Restructuring costs amounted to EUR16.2 million before tax in the second quarter of 2013. The Group recorded EUR14.9 million, EUR0.3 million and EUR1.0 million of restructuring charges in its established, developing and emerging countries respectively. For the second quarter of 2012, restructuring costs amounted to EUR4.7 million, of which EUR1.3 million, EUR1.0 million and EUR2.4 million related to the Group's established, developing and emerging countries, respectively. The restructuring costs mainly concern redundancy costs.

Restructuring costs amounted to EUR22.4 million before tax in the first half of 2013. The Group recorded EUR21.0 million, EUR0.3 million and EUR1.1 million of restructuring charges in its established, developing and emerging countries respectively. For the first half of 2012, restructuring costs amounted to EUR18.1 million, of which EUR10.3 million, EUR4.6 million and EUR3.2 million related to the Group's established, developing and emerging countries, respectively. The restructuring costs mainly concern redundancy costs.

Selected explanatory notes to the condensed consolidated interim financial statements (unaudited)
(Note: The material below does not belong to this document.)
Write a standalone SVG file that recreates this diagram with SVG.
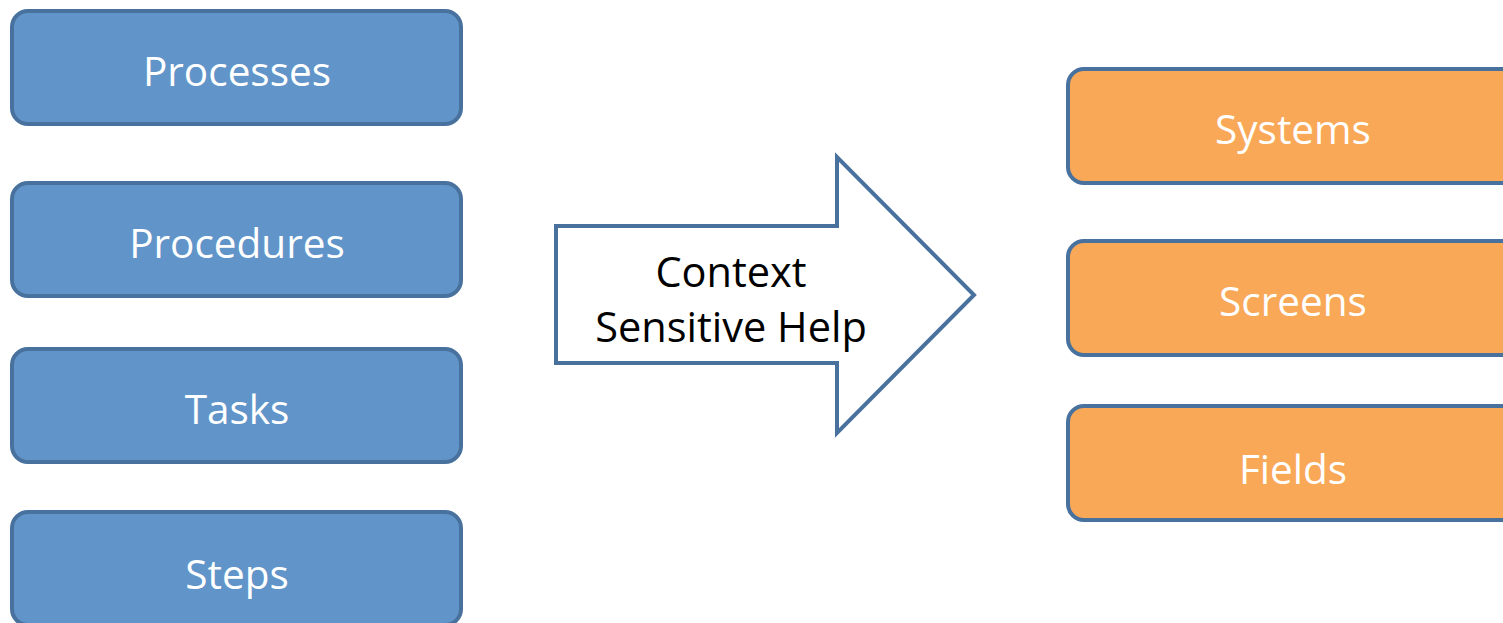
<svg xmlns="http://www.w3.org/2000/svg" width="1503" height="623" viewBox="0 0 1503 623">
<style>
.blue{fill:#6195c9;stroke:#48719e;stroke-width:4}
.orange{fill:#f9a857;stroke:#48719e;stroke-width:4}
.lbl{font-family:"Open Sans","Liberation Sans",sans-serif;font-size:40.5px;fill:#ffffff;text-anchor:middle}
.arrowtxt{font-family:"Open Sans","Liberation Sans",sans-serif;font-size:41.5px;fill:#000000;text-anchor:middle}
</style>
<rect width="1503" height="623" fill="#ffffff"/>
<g id="processes"><rect class="blue" x="12" y="11" width="449" height="113" rx="16"/><text class="lbl" x="237" y="86">Processes</text></g>
<g id="procedures"><rect class="blue" x="12" y="183" width="449" height="113" rx="16"/><text class="lbl" x="237" y="258">Procedures</text></g>
<g id="tasks"><rect class="blue" x="12" y="349" width="449" height="113" rx="16"/><text class="lbl" x="237" y="424">Tasks</text></g>
<g id="steps"><rect class="blue" x="12" y="512" width="449" height="113" rx="16"/><text class="lbl" x="237" y="589">Steps</text></g>
<g id="systems"><rect class="orange" x="1068" y="69" width="460" height="114" rx="16"/><text class="lbl" x="1293" y="144">Systems</text></g>
<g id="screens"><rect class="orange" x="1068" y="241" width="460" height="114" rx="16"/><text class="lbl" x="1293" y="316">Screens</text></g>
<g id="fields"><rect class="orange" x="1068" y="406" width="460" height="114" rx="16"/><text class="lbl" x="1293" y="484">Fields</text></g>
<g id="connectors">
<g id="context-arrow"><path d="M556 226 L837 226 L837 157 L974 295 L837 433 L837 363 L556 363 Z" fill="#ffffff" stroke="#48719e" stroke-width="4" stroke-linejoin="miter"/>
<text class="arrowtxt" x="731" y="287">Context</text><text class="arrowtxt" x="731" y="342">Sensitive Help</text></g>
</g>
</svg>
   8.      Total finance costs, net 
 
                                          Three months ended 
                                      28 June 2013  29 June 2012 
                                       EUR million   EUR million 
------------------------------------  ------------  ------------ 
Interest income                              (2.6)         (3.1) 
Finance costs                                 31.8          24.1 
Net foreign exchange losses/(gains)            0.5         (0.1) 
Loss on net monetary position                    -           1.1 
Total finance costs, net                      29.7          22.0 
------------------------------------  ------------  ------------ 
 
 
                                     Six months ended 
                                28 June 2013  29 June 2012 
                                 EUR million   EUR million 
------------------------------  ------------  ------------ 
Interest income                        (4.1)         (5.3) 
Finance costs                           52.8          47.6 
Net foreign exchange gains             (0.3)         (0.2) 
Loss on net monetary position            1.0           1.7 
Total finance costs, net                49.4          43.8 
------------------------------  ------------  ------------ 
 

Total net finance costs for the second quarter and half of 2013 were higher by EUR7.7 million and by EUR5.6 million respectively, compared to the same periods last year, mainly due to the higher interest expense reflecting the tender offer for the EUR500 million bond that matures in January 2014.

Hyperinflation

Belarus has been considered to be a hyperinflationary economy since the fourth quarter of 2011. The three year cumulative inflation exceeded 100% and therefore Belarus is consolidated in terms of the measuring unit at the balance sheet date and translated at the closing exchange rate. The restatement was based on conversion factors derived from the Belarus Consumer Price Index (CPI) as compiled by the National Statistical Committee of the Republic of Belarus. The conversion factor used for June 2013 was 1.069 which resulted in a net monetary loss for the first half of 2013 of EUR1.0 million.

   9.      Tax 

The Group's effective tax rate for 2013 may differ from the parent company statutory tax rate as a consequence of a number of factors, the most significant of which are: the statutory tax rates of the countries in which the Group operates, the non-deductibility of certain expenses, non-taxable income and one off tax items.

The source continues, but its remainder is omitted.